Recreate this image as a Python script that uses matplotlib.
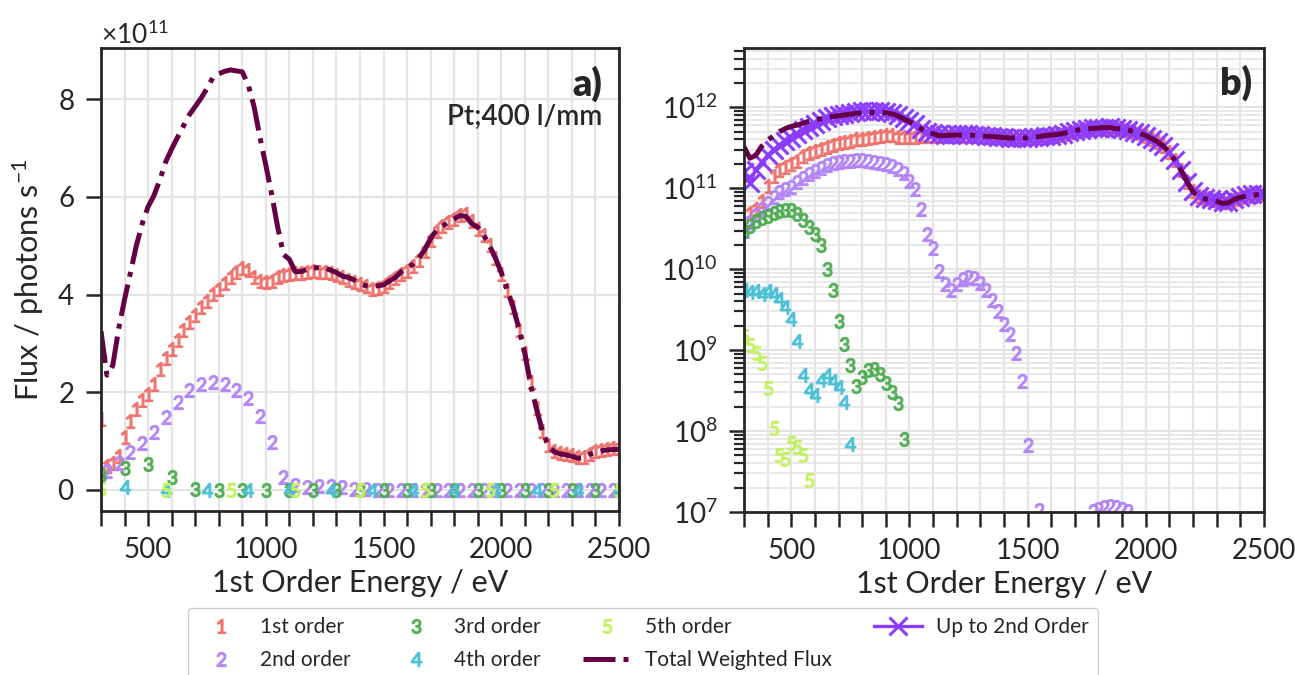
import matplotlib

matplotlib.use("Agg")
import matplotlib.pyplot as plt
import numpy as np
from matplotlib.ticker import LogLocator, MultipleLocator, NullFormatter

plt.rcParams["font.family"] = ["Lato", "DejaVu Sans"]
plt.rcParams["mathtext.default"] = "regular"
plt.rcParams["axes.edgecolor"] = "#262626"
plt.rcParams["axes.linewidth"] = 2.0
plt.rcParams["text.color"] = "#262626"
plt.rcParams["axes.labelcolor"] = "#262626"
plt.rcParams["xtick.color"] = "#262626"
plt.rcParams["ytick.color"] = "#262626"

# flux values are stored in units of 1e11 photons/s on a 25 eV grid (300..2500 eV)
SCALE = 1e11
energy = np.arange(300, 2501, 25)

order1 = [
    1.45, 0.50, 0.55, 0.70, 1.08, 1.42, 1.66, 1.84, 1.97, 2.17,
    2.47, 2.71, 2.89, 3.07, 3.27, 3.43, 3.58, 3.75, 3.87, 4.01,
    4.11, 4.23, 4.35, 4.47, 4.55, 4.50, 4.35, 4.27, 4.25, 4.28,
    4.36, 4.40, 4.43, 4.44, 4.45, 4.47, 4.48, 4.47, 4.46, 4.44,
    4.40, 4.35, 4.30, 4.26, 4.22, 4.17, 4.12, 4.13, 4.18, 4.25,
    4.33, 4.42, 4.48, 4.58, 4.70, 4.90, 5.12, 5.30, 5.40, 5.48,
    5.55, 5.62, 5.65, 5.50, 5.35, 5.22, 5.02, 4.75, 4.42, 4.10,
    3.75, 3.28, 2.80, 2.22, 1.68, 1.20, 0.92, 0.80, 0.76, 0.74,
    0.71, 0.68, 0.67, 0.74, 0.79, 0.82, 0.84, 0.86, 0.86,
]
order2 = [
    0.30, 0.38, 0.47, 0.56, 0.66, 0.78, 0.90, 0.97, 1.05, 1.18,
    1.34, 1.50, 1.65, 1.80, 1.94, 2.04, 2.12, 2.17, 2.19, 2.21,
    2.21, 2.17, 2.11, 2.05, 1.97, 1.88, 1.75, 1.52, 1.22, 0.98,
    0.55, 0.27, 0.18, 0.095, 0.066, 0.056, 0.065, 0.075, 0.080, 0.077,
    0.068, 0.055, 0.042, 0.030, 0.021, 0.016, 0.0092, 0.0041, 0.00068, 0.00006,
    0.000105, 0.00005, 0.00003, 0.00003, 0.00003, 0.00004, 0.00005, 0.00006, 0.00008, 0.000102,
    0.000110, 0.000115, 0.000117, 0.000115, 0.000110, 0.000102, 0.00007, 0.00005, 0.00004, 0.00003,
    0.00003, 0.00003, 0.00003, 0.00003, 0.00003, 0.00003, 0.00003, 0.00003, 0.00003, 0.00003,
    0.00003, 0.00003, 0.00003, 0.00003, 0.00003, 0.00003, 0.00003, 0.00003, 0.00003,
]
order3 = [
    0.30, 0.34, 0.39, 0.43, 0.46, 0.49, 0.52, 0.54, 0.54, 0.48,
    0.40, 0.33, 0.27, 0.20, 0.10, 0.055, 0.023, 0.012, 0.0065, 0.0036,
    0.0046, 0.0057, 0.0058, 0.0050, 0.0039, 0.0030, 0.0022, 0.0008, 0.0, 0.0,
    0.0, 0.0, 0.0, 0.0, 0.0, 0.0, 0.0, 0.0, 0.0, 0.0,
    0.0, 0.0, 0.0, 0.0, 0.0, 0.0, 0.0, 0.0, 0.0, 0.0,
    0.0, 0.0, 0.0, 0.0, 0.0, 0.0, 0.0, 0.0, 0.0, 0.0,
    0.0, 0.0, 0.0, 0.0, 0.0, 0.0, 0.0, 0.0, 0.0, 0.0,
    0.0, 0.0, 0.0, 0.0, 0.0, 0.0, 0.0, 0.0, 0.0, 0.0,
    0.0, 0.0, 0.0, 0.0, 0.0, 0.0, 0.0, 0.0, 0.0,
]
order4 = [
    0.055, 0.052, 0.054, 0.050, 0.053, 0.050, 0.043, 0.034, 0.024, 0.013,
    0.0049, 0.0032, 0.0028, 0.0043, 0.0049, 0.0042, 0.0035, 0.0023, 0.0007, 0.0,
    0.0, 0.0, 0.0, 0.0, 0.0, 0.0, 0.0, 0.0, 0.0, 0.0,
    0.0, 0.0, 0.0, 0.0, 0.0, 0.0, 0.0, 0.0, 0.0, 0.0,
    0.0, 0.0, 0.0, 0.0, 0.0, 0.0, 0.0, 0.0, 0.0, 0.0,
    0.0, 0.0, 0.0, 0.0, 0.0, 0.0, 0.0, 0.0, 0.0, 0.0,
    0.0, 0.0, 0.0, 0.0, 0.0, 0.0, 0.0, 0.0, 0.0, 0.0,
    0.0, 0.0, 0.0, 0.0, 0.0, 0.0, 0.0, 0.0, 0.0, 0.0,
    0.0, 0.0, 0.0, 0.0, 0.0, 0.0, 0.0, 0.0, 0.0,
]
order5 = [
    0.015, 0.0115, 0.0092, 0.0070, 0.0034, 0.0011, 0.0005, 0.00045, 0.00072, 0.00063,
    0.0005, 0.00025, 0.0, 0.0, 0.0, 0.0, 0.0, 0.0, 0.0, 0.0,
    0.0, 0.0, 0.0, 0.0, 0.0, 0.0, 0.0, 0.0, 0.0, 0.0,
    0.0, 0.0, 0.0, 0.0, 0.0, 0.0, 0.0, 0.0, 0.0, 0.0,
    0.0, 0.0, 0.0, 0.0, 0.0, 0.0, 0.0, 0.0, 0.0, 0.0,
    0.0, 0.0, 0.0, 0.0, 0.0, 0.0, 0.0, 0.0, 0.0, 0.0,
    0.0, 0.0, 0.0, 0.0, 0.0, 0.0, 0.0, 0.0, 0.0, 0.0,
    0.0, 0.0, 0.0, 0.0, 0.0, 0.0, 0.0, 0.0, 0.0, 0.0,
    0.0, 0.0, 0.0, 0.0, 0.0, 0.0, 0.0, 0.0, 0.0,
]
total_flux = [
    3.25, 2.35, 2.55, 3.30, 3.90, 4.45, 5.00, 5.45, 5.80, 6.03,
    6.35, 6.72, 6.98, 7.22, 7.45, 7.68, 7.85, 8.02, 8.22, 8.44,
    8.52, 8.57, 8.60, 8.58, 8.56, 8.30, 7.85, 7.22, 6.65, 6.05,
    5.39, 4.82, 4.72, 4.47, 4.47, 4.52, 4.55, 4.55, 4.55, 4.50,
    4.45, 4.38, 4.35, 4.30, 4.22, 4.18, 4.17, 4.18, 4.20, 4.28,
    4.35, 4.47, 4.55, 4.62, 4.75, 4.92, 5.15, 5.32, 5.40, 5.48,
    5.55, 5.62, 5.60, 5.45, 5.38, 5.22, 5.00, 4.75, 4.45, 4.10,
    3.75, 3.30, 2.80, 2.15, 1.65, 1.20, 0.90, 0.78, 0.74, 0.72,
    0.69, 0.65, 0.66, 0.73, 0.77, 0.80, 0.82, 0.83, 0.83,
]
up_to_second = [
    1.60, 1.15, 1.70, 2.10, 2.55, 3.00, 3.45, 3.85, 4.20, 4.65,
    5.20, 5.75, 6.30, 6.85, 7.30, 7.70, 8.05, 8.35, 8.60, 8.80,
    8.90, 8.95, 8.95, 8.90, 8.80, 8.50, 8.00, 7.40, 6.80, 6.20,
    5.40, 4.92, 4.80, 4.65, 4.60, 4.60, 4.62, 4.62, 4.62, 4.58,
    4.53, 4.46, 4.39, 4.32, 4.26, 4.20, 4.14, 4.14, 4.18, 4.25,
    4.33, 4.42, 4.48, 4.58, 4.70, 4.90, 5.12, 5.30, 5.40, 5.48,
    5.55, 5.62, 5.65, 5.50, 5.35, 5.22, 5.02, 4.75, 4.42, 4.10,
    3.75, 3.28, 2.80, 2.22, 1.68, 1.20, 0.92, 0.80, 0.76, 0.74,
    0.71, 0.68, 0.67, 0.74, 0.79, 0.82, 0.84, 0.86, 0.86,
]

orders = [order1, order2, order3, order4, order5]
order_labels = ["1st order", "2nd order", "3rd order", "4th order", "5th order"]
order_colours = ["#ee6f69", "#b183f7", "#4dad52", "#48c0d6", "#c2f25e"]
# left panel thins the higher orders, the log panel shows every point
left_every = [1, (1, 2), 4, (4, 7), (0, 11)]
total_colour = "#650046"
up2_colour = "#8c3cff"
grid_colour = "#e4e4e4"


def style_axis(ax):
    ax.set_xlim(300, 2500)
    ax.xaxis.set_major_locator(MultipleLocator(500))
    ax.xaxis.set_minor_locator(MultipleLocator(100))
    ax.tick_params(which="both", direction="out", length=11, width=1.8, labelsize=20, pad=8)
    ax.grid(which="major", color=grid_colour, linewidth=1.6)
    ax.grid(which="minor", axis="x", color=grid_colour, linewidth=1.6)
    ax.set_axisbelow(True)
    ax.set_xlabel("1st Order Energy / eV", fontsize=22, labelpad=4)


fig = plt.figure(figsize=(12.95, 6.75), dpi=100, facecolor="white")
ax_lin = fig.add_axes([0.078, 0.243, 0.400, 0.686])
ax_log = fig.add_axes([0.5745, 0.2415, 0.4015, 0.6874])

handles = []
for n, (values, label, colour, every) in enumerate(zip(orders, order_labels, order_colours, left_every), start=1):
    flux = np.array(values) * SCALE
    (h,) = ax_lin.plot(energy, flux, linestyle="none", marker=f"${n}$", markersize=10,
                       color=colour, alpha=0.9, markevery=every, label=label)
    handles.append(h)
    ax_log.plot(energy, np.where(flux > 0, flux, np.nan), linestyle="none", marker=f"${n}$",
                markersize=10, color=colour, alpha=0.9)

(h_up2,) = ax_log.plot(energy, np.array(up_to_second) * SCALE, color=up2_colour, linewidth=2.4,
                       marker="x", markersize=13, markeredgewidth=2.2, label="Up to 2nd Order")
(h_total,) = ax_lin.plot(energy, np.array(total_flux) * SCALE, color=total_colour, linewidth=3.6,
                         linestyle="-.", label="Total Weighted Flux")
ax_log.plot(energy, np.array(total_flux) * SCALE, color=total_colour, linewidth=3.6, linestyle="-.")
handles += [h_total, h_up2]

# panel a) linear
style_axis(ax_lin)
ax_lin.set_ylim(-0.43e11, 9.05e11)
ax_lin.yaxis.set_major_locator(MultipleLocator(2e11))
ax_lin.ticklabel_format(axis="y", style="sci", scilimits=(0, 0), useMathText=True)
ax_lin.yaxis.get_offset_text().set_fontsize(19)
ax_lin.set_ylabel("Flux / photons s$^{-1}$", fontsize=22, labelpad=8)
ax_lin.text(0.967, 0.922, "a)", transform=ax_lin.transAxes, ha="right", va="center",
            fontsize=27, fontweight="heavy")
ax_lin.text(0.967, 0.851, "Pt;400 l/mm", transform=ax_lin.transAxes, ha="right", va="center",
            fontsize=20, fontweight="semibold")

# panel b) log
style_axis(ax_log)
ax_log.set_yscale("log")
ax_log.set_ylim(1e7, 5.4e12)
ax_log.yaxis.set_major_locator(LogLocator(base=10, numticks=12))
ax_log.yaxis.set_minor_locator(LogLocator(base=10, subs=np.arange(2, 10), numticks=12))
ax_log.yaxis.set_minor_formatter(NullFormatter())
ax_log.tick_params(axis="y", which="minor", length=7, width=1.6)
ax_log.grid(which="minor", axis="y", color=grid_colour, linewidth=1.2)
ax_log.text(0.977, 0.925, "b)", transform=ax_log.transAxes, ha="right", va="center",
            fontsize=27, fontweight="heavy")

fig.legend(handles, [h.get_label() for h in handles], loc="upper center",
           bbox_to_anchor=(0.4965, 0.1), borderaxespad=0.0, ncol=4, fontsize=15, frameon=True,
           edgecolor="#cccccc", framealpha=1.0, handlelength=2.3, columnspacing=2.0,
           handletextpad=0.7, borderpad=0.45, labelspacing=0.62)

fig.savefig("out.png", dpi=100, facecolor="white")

§ **Work instructions**
Starting with the first line of the data above and ending with the line containing "energy = np.arange(300, 2501, 25)", please restate every line exactly, leaving images out.

§ **Worked solution**
Recreate this image as a Python script that uses matplotlib.
import matplotlib

matplotlib.use("Agg")
import matplotlib.pyplot as plt
import numpy as np
from matplotlib.ticker import LogLocator, MultipleLocator, NullFormatter

plt.rcParams["font.family"] = ["Lato", "DejaVu Sans"]
plt.rcParams["mathtext.default"] = "regular"
plt.rcParams["axes.edgecolor"] = "#262626"
plt.rcParams["axes.linewidth"] = 2.0
plt.rcParams["text.color"] = "#262626"
plt.rcParams["axes.labelcolor"] = "#262626"
plt.rcParams["xtick.color"] = "#262626"
plt.rcParams["ytick.color"] = "#262626"

# flux values are stored in units of 1e11 photons/s on a 25 eV grid (300..2500 eV)
SCALE = 1e11
energy = np.arange(300, 2501, 25)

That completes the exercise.